*Objective*: For the entries below, copy exactly the line that contains "Generate a web" through the line that contains "2.39, 2.33, 2.31];", both ends included, and exclude all pictures.

[Code that draws figures]
%%

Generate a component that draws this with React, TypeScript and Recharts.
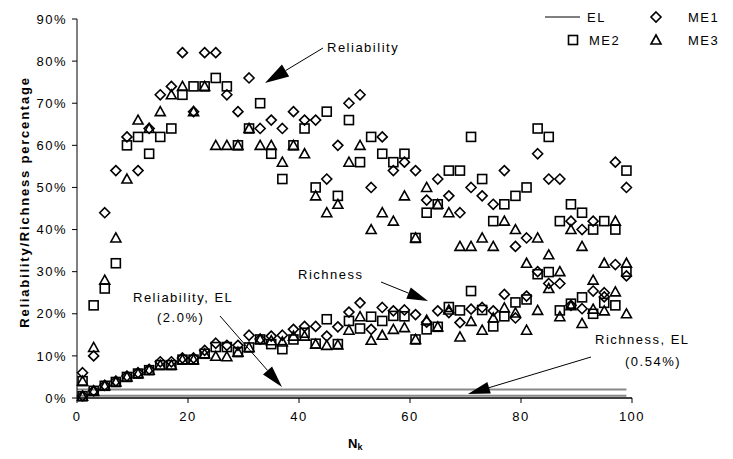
import { ScatterChart, Scatter, XAxis, YAxis, ReferenceLine } from "recharts"

const FONT = '"Liberation Sans", Arial, sans-serif'

// N_k values (odd sizes)
const NK = [
  1, 3, 5, 7, 9, 11, 13, 15, 17, 19, 21, 23, 25, 27, 29, 31, 33, 35, 37, 39, 41, 43, 45, 47, 49,
  51, 53, 55, 57, 59, 61, 63, 65, 67, 69, 71, 73, 75, 77, 79, 81, 83, 85, 87, 89, 91, 93, 95, 97, 99,
]

// reliability (%)
const ME1_REL = [
  6, 10, 44, 54, 62, 54, 64, 72, 74, 82, 68, 82, 82, 72, 68, 76, 64, 66, 64, 68, 66, 66, 52, 60, 70,
  72, 50, 62, 54, 56, 54, 47, 52, 48, 44, 50, 48, 46, 54, 36, 38, 58, 52, 52, 42, 40, 42, 25, 56, 50,
]
const ME2_REL = [
  4, 22, 26, 32, 60, 62, 58, 62, 64, 72, 74, 74, 76, 74, 60, 64, 70, 58, 52, 60, 64, 50, 68, 48, 66,
  56, 62, 58, 56, 58, 38, 44, 46, 54, 54, 62, 52, 42, 46, 48, 50, 64, 62, 42, 46, 44, 40, 42, 40, 54,
]
const ME3_REL = [
  4, 12, 28, 38, 52, 66, 64, 68, 72, 74, 68, 74, 60, 60, 60, 64, 60, 60, 56, 60, 58, 48, 44, 46, 56,
  60, 40, 44, 42, 48, 38, 50, 46, 44, 36, 36, 38, 36, 42, 40, 32, 38, 34, 30, 40, 36, 28, 32, 42, 32,
]

// richness (%)
const ME1_RICH = [
  0.5, 1.7, 3, 4, 5.2, 6, 6.8, 8.6, 8.6, 9.5, 9.5, 11.3, 13, 12.5, 12.5, 14.9, 14, 14.7, 14.9, 16.3,
  17, 17, 14.7, 16.9, 20.4, 22.6, 16.3, 21.5, 20.7, 20.9, 19.8, 18, 20.7, 20.3, 17.9, 21.1, 21.5,
  20.7, 24.6, 19, 24.2, 30, 27.2, 27.2, 22, 21.2, 25.4, 24, 31.7, 29,
]
const ME2_RICH = [
  0.4, 1.7, 2.9, 3.8, 5, 5.8, 6.6, 7.8, 7.8, 9.1, 9.1, 10.5, 12.1, 12.1, 10.9, 12, 13.9, 12.8, 11.6,
  13.9, 15.5, 12.9, 18.7, 12.8, 18.3, 16.5, 19.3, 18.3, 19.5, 19.4, 13.9, 16.3, 16.9, 21.6, 20.8,
  25.4, 20.9, 17, 19.4, 22.7, 23.4, 29.4, 29.9, 20.8, 22.4, 23.9, 20, 22.6, 22, 30,
]
const ME3_RICH = [
  0.4, 1.7, 2.9, 3.8, 5, 5.8, 6.6, 7.8, 7.8, 9.1, 9.1, 10.5, 9.9, 9.8, 10.9, 12, 13.9, 13.6, 13.3,
  14.7, 14.7, 12.8, 12.5, 12.6, 16.1, 19.3, 13.7, 14.9, 16.3, 16.7, 13.9, 18.5, 16.9, 20.9, 14.5,
  18.2, 16.1, 19, 21.4, 20.2, 16.1, 20.8, 26, 19.3, 21.9, 17.7, 21.1, 20.7, 25.2, 20,
]

// EL (expected level) lines
const EL_X = [0, 99]
const EL_REL = 2.0
const EL_RICH = 0.54

const X_TICKS = [0, 20, 40, 60, 80, 100]
const Y_TICKS = [0, 10, 20, 30, 40, 50, 60, 70, 80, 90]

const toPoints = (a: number[], b: number[]) => [
  ...NK.map((x, i) => ({ x, y: a[i] })),
  ...NK.map((x, i) => ({ x, y: b[i] })),
]

const STROKE = { fill: "none", stroke: "#000", strokeWidth: 1.6 }

const Diamond = ({ cx, cy }: any) =>
  cx == null ? <g /> : <path d={`M${cx},${cy - 5}L${cx + 5},${cy}L${cx},${cy + 5}L${cx - 5},${cy}Z`} {...STROKE} />
const Square = ({ cx, cy }: any) =>
  cx == null ? <g /> : <rect x={cx - 4.5} y={cy - 4.5} width={9} height={9} {...STROKE} />
const Triangle = ({ cx, cy }: any) =>
  cx == null ? <g /> : <path d={`M${cx},${cy - 5}L${cx + 5},${cy + 4}L${cx - 5},${cy + 4}Z`} {...STROKE} />

const Arrow = ({ x1, y1, x2, y2, head = 22, half = 6 }: any) => {
  const dx = x2 - x1
  const dy = y2 - y1
  const len = Math.hypot(dx, dy)
  const ux = dx / len
  const uy = dy / len
  const bx = x2 - ux * head
  const by = y2 - uy * head
  const px = -uy * half
  const py = ux * half
  return (
    <g>
      <line x1={x1} y1={y1} x2={bx} y2={by} stroke="#000" strokeWidth={1} />
      <polygon points={`${x2},${y2} ${bx + px},${by + py} ${bx - px},${by - py}`} fill="#000" />
    </g>
  )
}

const txt = { fontFamily: FONT, fontSize: 13, fill: "#000", style: { letterSpacing: "1.5px" } }

export default function App() {
  return (
    <div style={{ position: "absolute", left: 0, top: 0, width: 733, height: 459, background: "#fff" }}>
      <ScatterChart width={733} height={459} margin={{ top: 19, right: 101, left: 0, bottom: 0 }}>
        <XAxis
          type="number"
          dataKey="x"
          domain={[0, 100]}
          ticks={X_TICKS}
          height={61}
          axisLine={{ stroke: "#000", strokeWidth: 1.5 }}
          tickLine={{ stroke: "#000" }}
          tickSize={5}
          tickMargin={9}
          tick={{ fill: "#000", fontSize: 13, fontFamily: FONT, style: { letterSpacing: "1.5px" } }}
        />
        <YAxis
          type="number"
          dataKey="y"
          domain={[0, 90]}
          ticks={Y_TICKS}
          width={77}
          axisLine={{ stroke: "#000", strokeWidth: 1 }}
          tickLine={{ stroke: "#000" }}
          tickSize={5}
          tickMargin={5}
          tickFormatter={(v) => `${v}%`}
          tick={{ fill: "#000", fontSize: 13, fontFamily: FONT, style: { letterSpacing: "1.5px" } }}
        />
        <ReferenceLine
          segment={[{ x: EL_X[0], y: EL_REL }, { x: EL_X[1], y: EL_REL }]}
          stroke="#888"
          strokeWidth={2}
        />
        <ReferenceLine
          segment={[{ x: EL_X[0], y: EL_RICH }, { x: EL_X[1], y: EL_RICH }]}
          stroke="#888"
          strokeWidth={2}
        />
        <Scatter name="ME1" data={toPoints(ME1_REL, ME1_RICH)} shape={Diamond} isAnimationActive={false} />
        <Scatter name="ME2" data={toPoints(ME2_REL, ME2_RICH)} shape={Square} isAnimationActive={false} />
        <Scatter name="ME3" data={toPoints(ME3_REL, ME3_RICH)} shape={Triangle} isAnimationActive={false} />
      </ScatterChart>

      <svg width={733} height={459} style={{ position: "absolute", left: 0, top: 0, pointerEvents: "none" }}>
        {/* axis titles */}
        <text
          transform="translate(29,202) rotate(-90)"
          textAnchor="middle"
          fontFamily={FONT}
          fontSize={13}
          fontWeight="bold"
          style={{ letterSpacing: "1.8px" }}
        >
          Reliability/Richness percentage
        </text>
        <text x={348} y={448} fontFamily={FONT} fontSize={13} fontWeight="bold">
          N<tspan fontSize={9} dy={2}>k</tspan>
        </text>

        {/* annotations */}
        <text x={327} y={52} {...txt}>Reliability</text>
        <Arrow x1={323} y1={48} x2={265} y2={83} head={24} half={7} />
        <text x={298} y={279} {...txt}>Richness</text>
        <Arrow x1={381} y1={282} x2={428} y2={301} head={21} half={6} />
        <text x={133} y={302} {...txt}>Reliability, EL</text>
        <text x={157} y={322} {...txt}>(2.0%)</text>
        <Arrow x1={220} y1={316} x2={282} y2={387} head={22} half={6} />
        <text x={595} y={344} {...txt}>Richness, EL</text>
        <text x={625} y={366} {...txt}>(0.54%)</text>
        <Arrow x1={591} y1={357} x2={468} y2={394} head={22} half={6} />

        {/* legend */}
        <line x1={545} y1={17} x2={580} y2={17} stroke="#000" strokeWidth={1} />
        <text x={587} y={22} {...txt}>EL</text>
        <Diamond cx={656} cy={17} />
        <text x={688} y={22} {...txt}>ME1</text>
        <Square cx={573} cy={40} />
        <text x={589} y={45} {...txt}>ME2</text>
        <Triangle cx={656} cy={40} />
        <text x={688} y={45} {...txt}>ME3</text>
      </svg>
    </div>
  )
}
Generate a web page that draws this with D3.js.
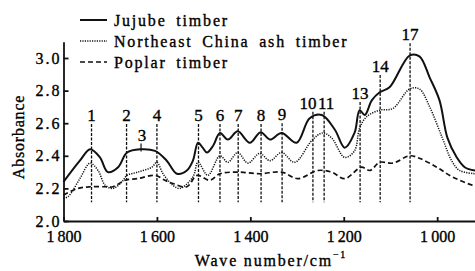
<!DOCTYPE html>
<html>
<head>
<meta charset="utf-8">
<script src="https://cdn.jsdelivr.net/npm/d3@7"></script>
<style>
  body { margin: 0; background: #fff; }
  text { font-family: "Liberation Serif", "Times New Roman", serif; fill: #000; stroke: #000; stroke-width: 0.35px; }
</style>
</head>
<body>
<svg id="chart"></svg>
<script>
// jujube timber (solid)
var jujubeWave = [1800, 1765, 1743, 1722, 1705, 1683, 1664, 1636, 1604, 1579, 1557, 1536, 1523, 1512, 1502, 1493, 1480, 1465, 1448, 1427, 1401, 1378, 1358, 1333, 1301, 1273, 1247, 1219, 1198, 1177, 1166, 1155, 1140, 1123, 1102, 1059, 1038, 1016, 995, 978, 958, 941, 919];
var jujubeAbs  = [2.24, 2.37, 2.44, 2.39, 2.30, 2.33, 2.42, 2.44, 2.43, 2.37, 2.29, 2.31, 2.37, 2.48, 2.45, 2.42, 2.46, 2.54, 2.50, 2.55, 2.48, 2.545, 2.50, 2.54, 2.48, 2.63, 2.65, 2.56, 2.45, 2.54, 2.68, 2.65, 2.74, 2.79, 2.82, 3.015, 3.01, 2.88, 2.74, 2.51, 2.39, 2.33, 2.31];

// northeast china ash timber (dotted)
var ashWave = [1800, 1790, 1765, 1743, 1726, 1711, 1694, 1675, 1664, 1641, 1611, 1600, 1587, 1566, 1551, 1523, 1512, 1491, 1465, 1448, 1427, 1405, 1380, 1358, 1333, 1305, 1268, 1245, 1226, 1198, 1177, 1166, 1151, 1123, 1095, 1059, 1038, 1016, 989, 969, 952, 919];
var ashAbs  = [2.14, 2.15, 2.26, 2.355, 2.31, 2.22, 2.20, 2.24, 2.28, 2.30, 2.33, 2.36, 2.29, 2.22, 2.20, 2.27, 2.36, 2.28, 2.40, 2.36, 2.42, 2.355, 2.415, 2.37, 2.42, 2.36, 2.495, 2.54, 2.51, 2.39, 2.43, 2.57, 2.64, 2.68, 2.69, 2.81, 2.81, 2.70, 2.51, 2.37, 2.31, 2.29];

// poplar timber (dashed)
var poplarWave = [1800, 1769, 1743, 1711, 1694, 1668, 1641, 1604, 1583, 1566, 1536, 1514, 1487, 1465, 1427, 1380, 1333, 1298, 1256, 1226, 1198, 1162, 1144, 1123, 1095, 1059, 1038, 1001, 967, 924, 919];
var poplarAbs  = [2.16, 2.20, 2.21, 2.21, 2.21, 2.25, 2.26, 2.28, 2.25, 2.23, 2.21, 2.28, 2.25, 2.29, 2.30, 2.29, 2.30, 2.26, 2.31, 2.30, 2.26, 2.33, 2.31, 2.36, 2.355, 2.40, 2.385, 2.33, 2.27, 2.22, 2.22];

// peak markers
var peakNames = ["1", "2", "4", "5", "6", "7", "8", "9", "10", "11", "13", "14", "17"];
var peakWave  = [1740, 1665, 1600, 1511, 1465, 1426, 1377, 1332, 1266, 1242, 1165, 1122, 1058];
var peakTop   = [2.595, 2.595, 2.595, 2.595, 2.595, 2.595, 2.595, 2.60, 2.67, 2.67, 2.73, 2.895, 3.09];
var peakBottom = 2.115;
var peak3Wave = 1634, peak3Abs = 2.445;

var xTicks = [1800, 1600, 1400, 1200, 1000];
var yTicks = [2.0, 2.2, 2.4, 2.6, 2.8, 3.0];
var legendNames = ["Jujube timber", "Northeast China ash timber", "Poplar timber"];

function drawChart(){
  var svgWidth = 475, svgHeight = 271;
  var svg = d3.select("#chart")
    .attr("width", svgWidth)
    .attr("height", svgHeight);

  var x = d3.scaleLinear().domain([1800, 919]).range([63.5, 475]);
  var y = d3.scaleLinear().domain([2.0, 3.1]).range([221, 41.7]);

  var series = [
    { wave: jujubeWave, abs: jujubeAbs, dash: null, width: 2 },
    { wave: ashWave, abs: ashAbs, dash: "1.2,1.2", width: 1.5 },
    { wave: poplarWave, abs: poplarAbs, dash: "5,3", width: 1.7 }
  ];

  var line = d3.line()
    .x(function(d) { return x(d[0]); })
    .y(function(d) { return y(d[1]); })
    .curve(d3.curveCatmullRom.alpha(0.5));

  // peak guide lines
  var peaks = svg.append("g");
  peakNames.forEach(function(name, i){
    peaks.append("line")
      .attr("x1", x(peakWave[i])).attr("x2", x(peakWave[i]))
      .attr("y1", y(peakTop[i])).attr("y2", y(peakBottom))
      .attr("stroke", "#111")
      .attr("stroke-width", 1.3)
      .attr("stroke-dasharray", "3,1.5");
    var dx = 0;
    if (name == "10") dx = -5;
    if (name == "11") dx = 2;
    peaks.append("text")
      .attr("x", x(peakWave[i]) + dx)
      .attr("y", y(peakTop[i]) - 3)
      .attr("text-anchor", "middle")
      .attr("font-size", 17)
      .text(name);
  });
  // peak 3 is only a small tick on the curve
  peaks.append("line")
    .attr("x1", x(peak3Wave)).attr("x2", x(peak3Wave))
    .attr("y1", y(peak3Abs) - 5).attr("y2", y(peak3Abs) + 3)
    .attr("stroke", "#111").attr("stroke-width", 1.2);
  peaks.append("text")
    .attr("x", x(peak3Wave) + 1)
    .attr("y", y(peak3Abs) - 7)
    .attr("text-anchor", "middle")
    .attr("font-size", 17)
    .text("3");

  // curves
  series.forEach(function(s){
    var pts = s.wave.map(function(w, i){ return [w, s.abs[i]]; });
    svg.append("path")
      .datum(pts)
      .attr("fill", "none")
      .attr("stroke", "#111")
      .attr("stroke-width", s.width)
      .attr("stroke-dasharray", s.dash)
      .attr("stroke-linejoin", "round")
      .attr("d", line);
  });

  // axes
  var xAxis = svg.append("g")
    .attr("transform", "translate(0,221)")
    .call(d3.axisBottom(x).tickValues(xTicks).tickSizeInner(-4).tickSizeOuter(0).tickPadding(10)
      .tickFormat(function(d){ return d3.format(",")(d).replace(",", "\u2009"); }));
  xAxis.selectAll("text").attr("font-size", 16).attr("fill", "#000").attr("font-family", null);

  var yAxis = svg.append("g")
    .attr("transform", "translate(63.5,0)")
    .call(d3.axisLeft(y).tickValues(yTicks).tickSizeInner(-5).tickSizeOuter(0).tickPadding(2)
      .tickFormat(d3.format(".1f")));
  yAxis.selectAll("text").attr("font-size", 16).attr("fill", "#000")
    .attr("letter-spacing", 2).attr("font-family", null);

  svg.selectAll(".domain, .tick line").attr("stroke", "#111").attr("stroke-width", 1.8);

  // axis titles
  svg.append("text")
    .attr("transform", "translate(24,137) rotate(-90)")
    .attr("text-anchor", "middle")
    .attr("font-size", 16)
    .attr("letter-spacing", 0.8)
    .text("Absorbance");

  var xt = svg.append("text")
    .attr("x", 271)
    .attr("y", 266)
    .attr("text-anchor", "middle")
    .attr("font-size", 16)
    .attr("letter-spacing", 1.8);
  xt.append("tspan").text("Wave number/cm");
  xt.append("tspan").attr("font-size", 10).attr("dy", -8).text("\u22121");

  // legend
  var legend = svg.append("g");
  series.forEach(function(s, i){
    var ly = 20 + i * 21;
    legend.append("line")
      .attr("x1", 80).attr("x2", 107)
      .attr("y1", ly).attr("y2", ly)
      .attr("stroke", "#111")
      .attr("stroke-width", s.width)
      .attr("stroke-dasharray", s.dash);
    legend.append("text")
      .attr("x", 114)
      .attr("y", ly + 6)
      .attr("font-size", 16)
      .attr("letter-spacing", 1.8)
      .attr("word-spacing", 4)
      .text(legendNames[i]);
  });
}

drawChart();
</script>
</body>
</html>
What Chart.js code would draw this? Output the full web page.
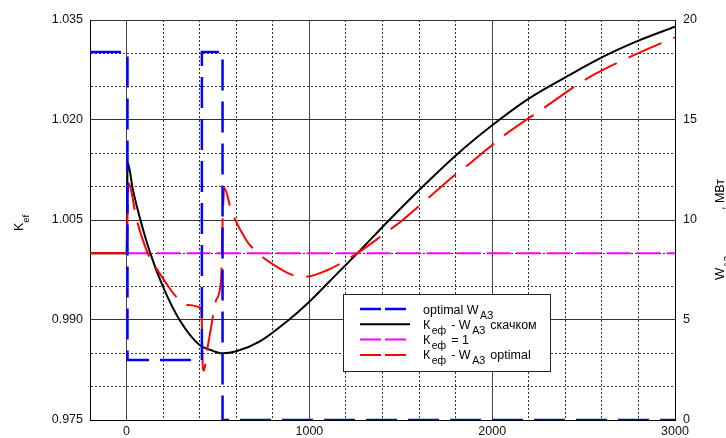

%%

*In response*:
Generate a web page that draws this with D3.js.
<!DOCTYPE html>
<html>
<head>
<meta charset="utf-8">
<script src="https://cdn.jsdelivr.net/npm/d3@7"></script>
<style>
  body { margin: 0; background: #fff; }
  text { font-family: "Liberation Serif", "Times New Roman", serif; fill: #000; stroke: #000; stroke-width: 0.35px; }
</style>
</head>
<body>
<svg id="chart"></svg>
<script>
// jujube timber (solid)
var jujubeWave = [1800, 1765, 1743, 1722, 1705, 1683, 1664, 1636, 1604, 1579, 1557, 1536, 1523, 1512, 1502, 1493, 1480, 1465, 1448, 1427, 1401, 1378, 1358, 1333, 1301, 1273, 1247, 1219, 1198, 1177, 1166, 1155, 1140, 1123, 1102, 1059, 1038, 1016, 995, 978, 958, 941, 919];
var jujubeAbs  = [2.24, 2.37, 2.44, 2.39, 2.30, 2.33, 2.42, 2.44, 2.43, 2.37, 2.29, 2.31, 2.37, 2.48, 2.45, 2.42, 2.46, 2.54, 2.50, 2.55, 2.48, 2.545, 2.50, 2.54, 2.48, 2.63, 2.65, 2.56, 2.45, 2.54, 2.68, 2.65, 2.74, 2.79, 2.82, 3.015, 3.01, 2.88, 2.74, 2.51, 2.39, 2.33, 2.31];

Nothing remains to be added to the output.